Premier-TACO is a Few-Shot Policy Learner: Pretraining Multitask Representation via Temporal Action-Driven Contrastive Loss:

Ruijie Zheng¹, Yongyuan Liang¹, Xiyao Wang¹, Shuang Ma³, Hal Daumé III³
Huazhe Xu², John Langford³, Praveen Palanisamy³ Kalyan Shankar Basu³ Furong Huang¹

University of Maryland, College Park¹ Tsinghua University²
Microsoft Research³

Paper Code

Premier-TACO pretrains a general feature representation using a multitask offline datasets, capturing essential environmental dynamics. This representation can then be fine-tuned to specific tasks with few expert demonstrations.

Performance of Premier-TACO pretrained visual representation for few-shot imitation learning on downstream unseen tasks from Deepmind Control Suite, MetaWorld, and LIBERO. LfS here represents learning from scratch.

Method

Building upon the success of temporal contrastive loss, exemplified by TACO, in acquiring latent state representations that encapsulate individual task dynamics, our goal is to foster representation learning that effectively captures the intrinsic dynamics spanning a diverse set of tasks found in offline datasets.

For Premier-TACO, we propose a straightforward yet highly effective mechanism for selecting challenging negative examples. Instead of treating all the remaining examples in the batch as negatives, Premier-TACO selects the negative example from a window within the same episode centered at positive examples as shown in the Figure above. This approach is both computationally efficient and more statistically powerful due to negative examples which are challenging to distinguish from similar positive examples, forcing the model capture temporal dynamics differentiating between positive and negative examples.
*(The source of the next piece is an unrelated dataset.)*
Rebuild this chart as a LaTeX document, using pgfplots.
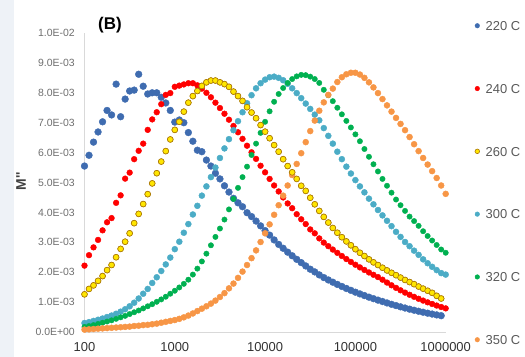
\documentclass[border=0pt]{standalone}
\usepackage{pgfplots}
\pgfplotsset{compat=1.18}
\usepackage{pgfplotstable}
\usepackage{fontspec}
\setmainfont{Liberation Sans}
\definecolor{cB}{RGB}{63,108,176}
\definecolor{cR}{RGB}{255,0,0}
\definecolor{cY}{RGB}{255,230,0}
\definecolor{cYe}{RGB}{170,120,10}
\definecolor{cL}{RGB}{75,172,198}
\definecolor{cG}{RGB}{0,176,80}
\definecolor{cO}{RGB}{247,150,70}
\definecolor{axc}{RGB}{217,217,217}
\definecolor{ylabc}{RGB}{110,110,110}
\definecolor{xlabc}{RGB}{50,50,50}
\definecolor{legc}{RGB}{89,89,89}
\definecolor{stripc}{RGB}{238,242,247}
% values of M'' in units of 1E-03
\pgfplotstableread{
f b r y lb g o
100 5.55 2.22 1.26 0.30 0.17 0.08
112.2 5.91 2.57 1.44 0.33 0.20 0.09
125.9 6.35 2.83 1.56 0.37 0.23 0.10
141.3 6.69 3.08 1.71 0.41 0.27 0.11
158.5 7.03 3.40 1.87 0.45 0.31 0.12
177.8 7.41 3.67 2.07 0.50 0.35 0.13
199.5 7.26 3.81 2.24 0.55 0.39 0.14
223.9 8.29 4.32 2.50 0.61 0.44 0.15
251.2 7.20 4.57 2.78 0.68 0.49 0.16
281.8 7.79 5.13 3.02 0.76 0.54 0.17
316.2 8.06 5.33 3.30 0.86 0.60 0.18
354.8 8.09 5.78 3.64 0.98 0.66 0.20
398.1 8.62 6.06 3.95 1.12 0.72 0.21
446.7 8.22 6.30 4.28 1.28 0.79 0.23
501.2 7.96 6.76 4.61 1.44 0.86 0.24
562.3 8.00 7.11 4.97 1.64 0.93 0.26
631 8.00 7.35 5.31 1.83 1.01 0.28
707.9 7.85 7.62 5.70 2.04 1.09 0.31
794.3 7.66 7.93 6.05 2.26 1.18 0.34
891.3 7.41 7.99 6.44 2.49 1.28 0.37
1000 7.02 8.20 6.76 2.77 1.38 0.40
1122 7.09 8.24 7.03 3.02 1.49 0.44
1259 7.00 8.28 7.37 3.32 1.61 0.49
1413 6.67 8.32 7.67 3.61 1.75 0.55
1585 6.38 8.32 7.89 3.93 1.92 0.62
1778 6.08 8.25 8.06 4.22 2.12 0.70
1995 6.03 8.14 8.23 4.56 2.36 0.78
2239 5.75 8.00 8.35 4.87 2.62 0.86
2512 5.55 7.85 8.41 5.18 2.90 0.95
2818 5.31 7.67 8.41 5.50 3.18 1.05
3162 5.12 7.49 8.35 5.82 3.46 1.17
3548 4.89 7.30 8.29 6.14 3.76 1.30
3981 4.68 7.10 8.20 6.45 4.10 1.46
4467 4.47 6.89 8.04 6.75 4.45 1.62
5012 4.32 6.68 7.89 7.05 4.82 1.81
5623 4.19 6.46 7.73 7.35 5.18 2.02
6310 3.99 6.23 7.52 7.65 5.53 2.24
7079 3.86 6.01 7.34 7.92 5.92 2.47
7943 3.71 5.79 7.15 8.15 6.30 2.73
8913 3.55 5.56 6.92 8.32 6.66 3.01
10000 3.39 5.34 6.70 8.44 7.03 3.30
11220 3.24 5.12 6.48 8.52 7.38 3.60
12590 3.08 4.90 6.25 8.54 7.70 3.92
14130 2.93 4.70 6.03 8.50 7.96 4.24
15850 2.80 4.50 5.78 8.42 8.16 4.56
17780 2.67 4.30 5.55 8.30 8.33 4.90
19950 2.55 4.14 5.34 8.15 8.46 5.25
22390 2.43 3.94 5.12 7.99 8.55 5.62
25120 2.32 3.77 4.89 7.82 8.60 5.98
28180 2.21 3.61 4.72 7.64 8.59 6.35
31620 2.10 3.43 4.49 7.46 8.54 6.72
35480 2.01 3.30 4.27 7.27 8.46 7.07
39810 1.91 3.13 4.05 7.08 8.33 7.40
44670 1.82 2.99 3.85 6.82 8.10 7.68
50120 1.741 2.871 3.66 6.56 7.92 7.93
56230 1.665 2.757 3.48 6.30 7.72 8.14
63100 1.592 2.647 3.32 6.03 7.50 8.36
70790 1.523 2.542 3.17 5.78 7.28 8.52
79430 1.456 2.441 3.03 5.53 7.06 8.62
89130 1.393 2.344 2.90 5.30 6.84 8.67
100000 1.332 2.250 2.77 5.08 6.61 8.67
112200 1.274 2.161 2.65 4.87 6.38 8.61
125900 1.219 2.075 2.54 4.67 6.12 8.50
141300 1.165 1.992 2.43 4.46 5.86 8.35
158500 1.115 1.913 2.33 4.27 5.61 8.18
177800 1.066 1.837 2.24 4.08 5.37 7.99
199500 1.020 1.750 2.15 3.90 5.12 7.79
223900 0.972 1.653 2.06 3.72 4.89 7.58
251200 0.926 1.562 1.98 3.54 4.66 7.37
281800 0.883 1.476 1.90 3.35 4.43 7.16
316200 0.841 1.394 1.82 3.18 4.24 6.96
354800 0.802 1.317 1.74 3.01 4.05 6.75
398100 0.764 1.245 1.67 2.87 3.86 6.52
446700 0.728 1.176 1.60 2.72 3.71 6.28
501200 0.694 1.111 1.52 2.58 3.55 6.05
562300 0.661 1.050 1.45 2.43 3.37 5.82
631000 0.630 0.992 1.38 2.30 3.21 5.60
707900 0.600 0.937 1.31 2.18 3.06 5.38
794300 0.572 0.885 1.21 2.07 2.91 5.15
891300 0.545 0.836 1.12 1.97 2.76 4.90
1000000 nan 0.790 nan 1.92 2.65 4.62
}\datatable

\begin{document}
\begin{tikzpicture}
\useasboundingbox (0,0) rectangle (525bp,357bp);
\fill[stripc] (0,0) rectangle (14bp,357bp);
\begin{axis}[
  at={(84.5bp,25bp)}, anchor=south west,
  scale only axis, width=361.2bp, height=299bp,
  xmode=log, xmin=100, xmax=1000000, ymin=0, ymax=10,
  axis lines=left, axis line style={-, draw=axc, line width=0.8bp},
  xtick={100,1000,10000,100000,1000000},
  xticklabels={100,1000,10000,100000,1000000},
  ytick={0,1,2,3,4,5,6,7,8,9,10},
  yticklabels={0.0E+00,1.0E-03,2.0E-03,3.0E-03,4.0E-03,5.0E-03,6.0E-03,7.0E-03,8.0E-03,9.0E-03,1.0E-02},
  xminorticks=false, yminorticks=false,
  major tick length=0pt, tick style={draw=none},
  xticklabel style={font=\fontsize{13}{13}\selectfont, text=xlabc, inner sep=0pt, anchor=north, yshift=-10.5bp},
  yticklabel style={font=\fontsize{10.5}{10.5}\selectfont, text=ylabc, inner sep=0pt, anchor=east, xshift=-9.5bp},
  clip=false,
  legend cell align=left,
  legend image code/.code={\draw[#1, mark size=2.3bp] plot coordinates {(0bp,0bp)};},
  legend style={at={(1.0811,1.04)}, anchor=north west, draw=none, fill=none,
    inner sep=0pt, outer sep=0pt, row sep=53.4bp, column sep=6.1bp,
    font=\fontsize{13}{13}\selectfont, text=legc,
    nodes={inner sep=0pt, text height=9.4bp, text depth=0bp}},
]
\addplot[only marks, mark=*, mark size=3.4bp, color=cB] table[x=f,y=b]{\datatable};
\addlegendentry{220 C}
\addplot[only marks, mark=*, mark size=2.9bp, color=cR] table[x=f,y=r]{\datatable};
\addlegendentry{240 C}
\addplot[only marks, mark=*, mark size=2.9bp, color=cYe, mark options={fill=cY, line width=0.6bp}] table[x=f,y=y]{\datatable};
\addlegendentry{260 C}
\addplot[only marks, mark=*, mark size=3.0bp, color=cL] table[x=f,y=lb]{\datatable};
\addlegendentry{300 C}
\addplot[only marks, mark=*, mark size=2.7bp, color=cG] table[x=f,y=g]{\datatable};
\addlegendentry{320 C}
\addplot[only marks, mark=*, mark size=3.0bp, color=cO] table[x=f,y=o]{\datatable};
\addlegendentry{350 C}
\addplot[forget plot, only marks, mark=*, mark size=2.9bp, color=cYe, mark options={fill=cY, line width=0.6bp}] table[x=f,y=y]{\datatable};
\end{axis}
\node[font=\bfseries\fontsize{17}{17}\selectfont, text=black] at (110bp,332bp) {(B)};
\node[rotate=90, font=\bfseries\fontsize{14}{14}\selectfont, text={rgb,255:red,64;green,64;blue,64}] at (21bp,176bp) {M\textquotesingle\textquotesingle};
\end{tikzpicture}
\end{document}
Generalizing to unseen embodiments

Feature representation pretrained by Premier-TACO also exhibits the capability to generalize across distinct embodiments.

Generalizing to unseen tasks with unseen views

Visual representation pretrained by Premier-TACO also possess the capacity to adapt to unseen tasks under novel camera views.

(Left): generalizing to unseen embodiments. (Right): generalizing to unseen tasks with unseen views.

Finetune existing large pretrained visual encoders (PVRs)

The learning objective of Premier-TACO could also be used to finetune existing large pretrained visual encoder such as R3M.

Finetune R3M, a generalized Pretrained Visual Encoder with Premier-TACO learning objective vs. R3M with in-domain finetuning proposed in Nicklas et al. on Deepmind Control Suite.

Finetune R3M, a generalized Pretrained Visual Encoder with Premier-TACO learning objective vs. R3M with in-domain finetuning proposed in Nicklas et al. on MetaWorld.

Resiliency to low-quality pretraining data

Pretrained visual representation of Premier-TACO is also resilient to low-quality data. Across all downstream tasks in Deepmind Control Suite, even when using randomly collected data for pretraining, the Premier-TACO pretrained model still maintains a significant advantage over learning-from-scratch.